### PROBLEM TO SOLVE
Give back the full listing, character for character, with no pictures.

───── MATERIAL PROVIDED ─────

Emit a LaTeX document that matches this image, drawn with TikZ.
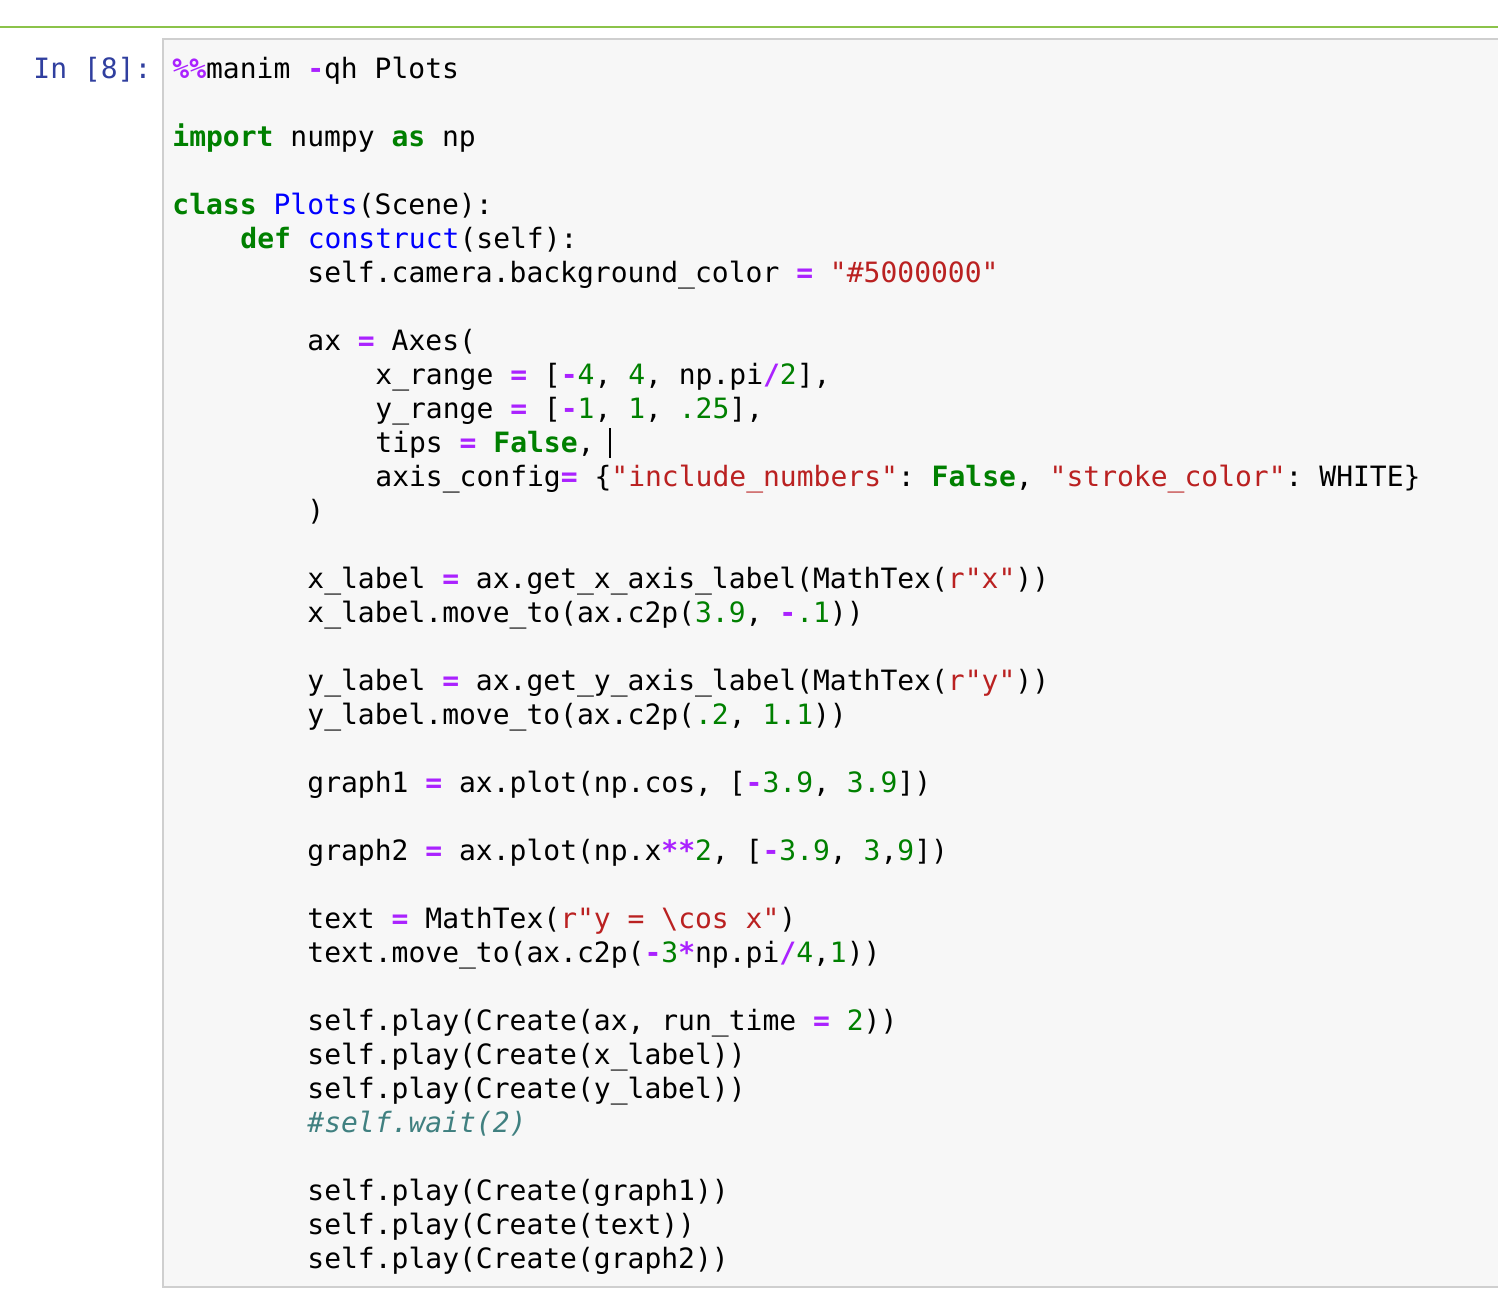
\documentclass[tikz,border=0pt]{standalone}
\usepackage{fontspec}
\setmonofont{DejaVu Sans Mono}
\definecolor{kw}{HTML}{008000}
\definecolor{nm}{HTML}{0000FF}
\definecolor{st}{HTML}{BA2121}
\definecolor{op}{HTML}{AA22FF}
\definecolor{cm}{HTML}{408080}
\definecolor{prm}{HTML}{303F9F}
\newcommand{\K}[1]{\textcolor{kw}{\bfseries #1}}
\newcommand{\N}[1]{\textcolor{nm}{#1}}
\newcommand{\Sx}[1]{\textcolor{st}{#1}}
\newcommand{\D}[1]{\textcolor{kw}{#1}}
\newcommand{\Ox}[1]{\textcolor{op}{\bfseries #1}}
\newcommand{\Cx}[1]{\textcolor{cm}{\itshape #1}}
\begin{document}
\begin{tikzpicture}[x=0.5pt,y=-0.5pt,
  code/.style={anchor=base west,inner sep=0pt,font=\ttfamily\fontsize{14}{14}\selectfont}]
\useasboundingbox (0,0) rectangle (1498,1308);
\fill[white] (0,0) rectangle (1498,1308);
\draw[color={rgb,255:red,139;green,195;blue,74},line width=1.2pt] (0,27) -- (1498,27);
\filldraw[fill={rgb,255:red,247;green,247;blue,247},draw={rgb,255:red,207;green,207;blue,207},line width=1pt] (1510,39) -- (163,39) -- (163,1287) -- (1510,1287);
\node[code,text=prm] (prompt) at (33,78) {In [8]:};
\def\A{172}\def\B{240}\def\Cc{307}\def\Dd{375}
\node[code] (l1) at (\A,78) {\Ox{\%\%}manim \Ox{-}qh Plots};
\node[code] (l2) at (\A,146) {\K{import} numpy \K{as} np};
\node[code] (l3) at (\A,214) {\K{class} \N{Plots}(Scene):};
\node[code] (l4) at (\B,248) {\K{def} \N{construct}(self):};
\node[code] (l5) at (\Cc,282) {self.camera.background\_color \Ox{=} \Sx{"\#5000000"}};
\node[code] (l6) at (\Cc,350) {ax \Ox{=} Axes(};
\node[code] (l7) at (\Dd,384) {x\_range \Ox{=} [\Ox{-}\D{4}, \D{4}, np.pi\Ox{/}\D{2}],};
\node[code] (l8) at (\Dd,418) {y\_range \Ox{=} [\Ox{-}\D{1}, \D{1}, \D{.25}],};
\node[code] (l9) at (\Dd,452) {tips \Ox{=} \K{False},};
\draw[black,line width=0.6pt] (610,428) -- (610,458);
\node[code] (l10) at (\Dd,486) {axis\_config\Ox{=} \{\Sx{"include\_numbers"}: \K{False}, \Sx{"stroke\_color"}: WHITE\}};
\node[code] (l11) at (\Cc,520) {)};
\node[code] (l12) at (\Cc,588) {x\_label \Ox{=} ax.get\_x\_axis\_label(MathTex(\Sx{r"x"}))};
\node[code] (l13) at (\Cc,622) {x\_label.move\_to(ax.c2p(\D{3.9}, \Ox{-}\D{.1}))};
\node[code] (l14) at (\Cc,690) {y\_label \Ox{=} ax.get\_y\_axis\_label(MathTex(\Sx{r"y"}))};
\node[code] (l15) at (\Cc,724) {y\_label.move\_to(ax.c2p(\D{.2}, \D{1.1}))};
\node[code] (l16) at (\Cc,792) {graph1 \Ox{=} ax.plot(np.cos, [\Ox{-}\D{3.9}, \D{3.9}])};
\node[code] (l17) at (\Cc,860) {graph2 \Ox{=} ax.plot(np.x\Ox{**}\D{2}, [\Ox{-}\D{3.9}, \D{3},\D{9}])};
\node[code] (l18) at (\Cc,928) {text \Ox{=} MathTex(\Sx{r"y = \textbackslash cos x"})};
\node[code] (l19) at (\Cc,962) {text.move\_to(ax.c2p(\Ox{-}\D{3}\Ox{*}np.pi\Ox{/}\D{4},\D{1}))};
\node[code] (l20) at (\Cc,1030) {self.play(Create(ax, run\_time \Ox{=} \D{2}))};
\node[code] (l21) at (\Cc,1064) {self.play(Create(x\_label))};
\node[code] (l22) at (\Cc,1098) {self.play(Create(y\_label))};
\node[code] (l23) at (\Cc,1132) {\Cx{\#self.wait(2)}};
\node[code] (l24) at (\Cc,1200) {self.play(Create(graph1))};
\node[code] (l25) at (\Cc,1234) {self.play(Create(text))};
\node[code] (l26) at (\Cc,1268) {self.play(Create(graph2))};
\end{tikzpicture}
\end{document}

─────

### COMPLETE RESPONSE
Emit a LaTeX document that matches this image, drawn with TikZ.
\documentclass[tikz,border=0pt]{standalone}
\usepackage{fontspec}
\setmonofont{DejaVu Sans Mono}
\definecolor{kw}{HTML}{008000}
\definecolor{nm}{HTML}{0000FF}
\definecolor{st}{HTML}{BA2121}
\definecolor{op}{HTML}{AA22FF}
\definecolor{cm}{HTML}{408080}
\definecolor{prm}{HTML}{303F9F}
\newcommand{\K}[1]{\textcolor{kw}{\bfseries #1}}
\newcommand{\N}[1]{\textcolor{nm}{#1}}
\newcommand{\Sx}[1]{\textcolor{st}{#1}}
\newcommand{\D}[1]{\textcolor{kw}{#1}}
\newcommand{\Ox}[1]{\textcolor{op}{\bfseries #1}}
\newcommand{\Cx}[1]{\textcolor{cm}{\itshape #1}}
\begin{document}
\begin{tikzpicture}[x=0.5pt,y=-0.5pt,
  code/.style={anchor=base west,inner sep=0pt,font=\ttfamily\fontsize{14}{14}\selectfont}]
\useasboundingbox (0,0) rectangle (1498,1308);
\fill[white] (0,0) rectangle (1498,1308);
\draw[color={rgb,255:red,139;green,195;blue,74},line width=1.2pt] (0,27) -- (1498,27);
\filldraw[fill={rgb,255:red,247;green,247;blue,247},draw={rgb,255:red,207;green,207;blue,207},line width=1pt] (1510,39) -- (163,39) -- (163,1287) -- (1510,1287);
\node[code,text=prm] (prompt) at (33,78) {In [8]:};
\def\A{172}\def\B{240}\def\Cc{307}\def\Dd{375}
\node[code] (l1) at (\A,78) {\Ox{\%\%}manim \Ox{-}qh Plots};
\node[code] (l2) at (\A,146) {\K{import} numpy \K{as} np};
\node[code] (l3) at (\A,214) {\K{class} \N{Plots}(Scene):};
\node[code] (l4) at (\B,248) {\K{def} \N{construct}(self):};
\node[code] (l5) at (\Cc,282) {self.camera.background\_color \Ox{=} \Sx{"\#5000000"}};
\node[code] (l6) at (\Cc,350) {ax \Ox{=} Axes(};
\node[code] (l7) at (\Dd,384) {x\_range \Ox{=} [\Ox{-}\D{4}, \D{4}, np.pi\Ox{/}\D{2}],};
\node[code] (l8) at (\Dd,418) {y\_range \Ox{=} [\Ox{-}\D{1}, \D{1}, \D{.25}],};
\node[code] (l9) at (\Dd,452) {tips \Ox{=} \K{False},};
\draw[black,line width=0.6pt] (610,428) -- (610,458);
\node[code] (l10) at (\Dd,486) {axis\_config\Ox{=} \{\Sx{"include\_numbers"}: \K{False}, \Sx{"stroke\_color"}: WHITE\}};
\node[code] (l11) at (\Cc,520) {)};
\node[code] (l12) at (\Cc,588) {x\_label \Ox{=} ax.get\_x\_axis\_label(MathTex(\Sx{r"x"}))};
\node[code] (l13) at (\Cc,622) {x\_label.move\_to(ax.c2p(\D{3.9}, \Ox{-}\D{.1}))};
\node[code] (l14) at (\Cc,690) {y\_label \Ox{=} ax.get\_y\_axis\_label(MathTex(\Sx{r"y"}))};
\node[code] (l15) at (\Cc,724) {y\_label.move\_to(ax.c2p(\D{.2}, \D{1.1}))};
\node[code] (l16) at (\Cc,792) {graph1 \Ox{=} ax.plot(np.cos, [\Ox{-}\D{3.9}, \D{3.9}])};
\node[code] (l17) at (\Cc,860) {graph2 \Ox{=} ax.plot(np.x\Ox{**}\D{2}, [\Ox{-}\D{3.9}, \D{3},\D{9}])};
\node[code] (l18) at (\Cc,928) {text \Ox{=} MathTex(\Sx{r"y = \textbackslash cos x"})};
\node[code] (l19) at (\Cc,962) {text.move\_to(ax.c2p(\Ox{-}\D{3}\Ox{*}np.pi\Ox{/}\D{4},\D{1}))};
\node[code] (l20) at (\Cc,1030) {self.play(Create(ax, run\_time \Ox{=} \D{2}))};
\node[code] (l21) at (\Cc,1064) {self.play(Create(x\_label))};
\node[code] (l22) at (\Cc,1098) {self.play(Create(y\_label))};
\node[code] (l23) at (\Cc,1132) {\Cx{\#self.wait(2)}};
\node[code] (l24) at (\Cc,1200) {self.play(Create(graph1))};
\node[code] (l25) at (\Cc,1234) {self.play(Create(text))};
\node[code] (l26) at (\Cc,1268) {self.play(Create(graph2))};
\end{tikzpicture}
\end{document}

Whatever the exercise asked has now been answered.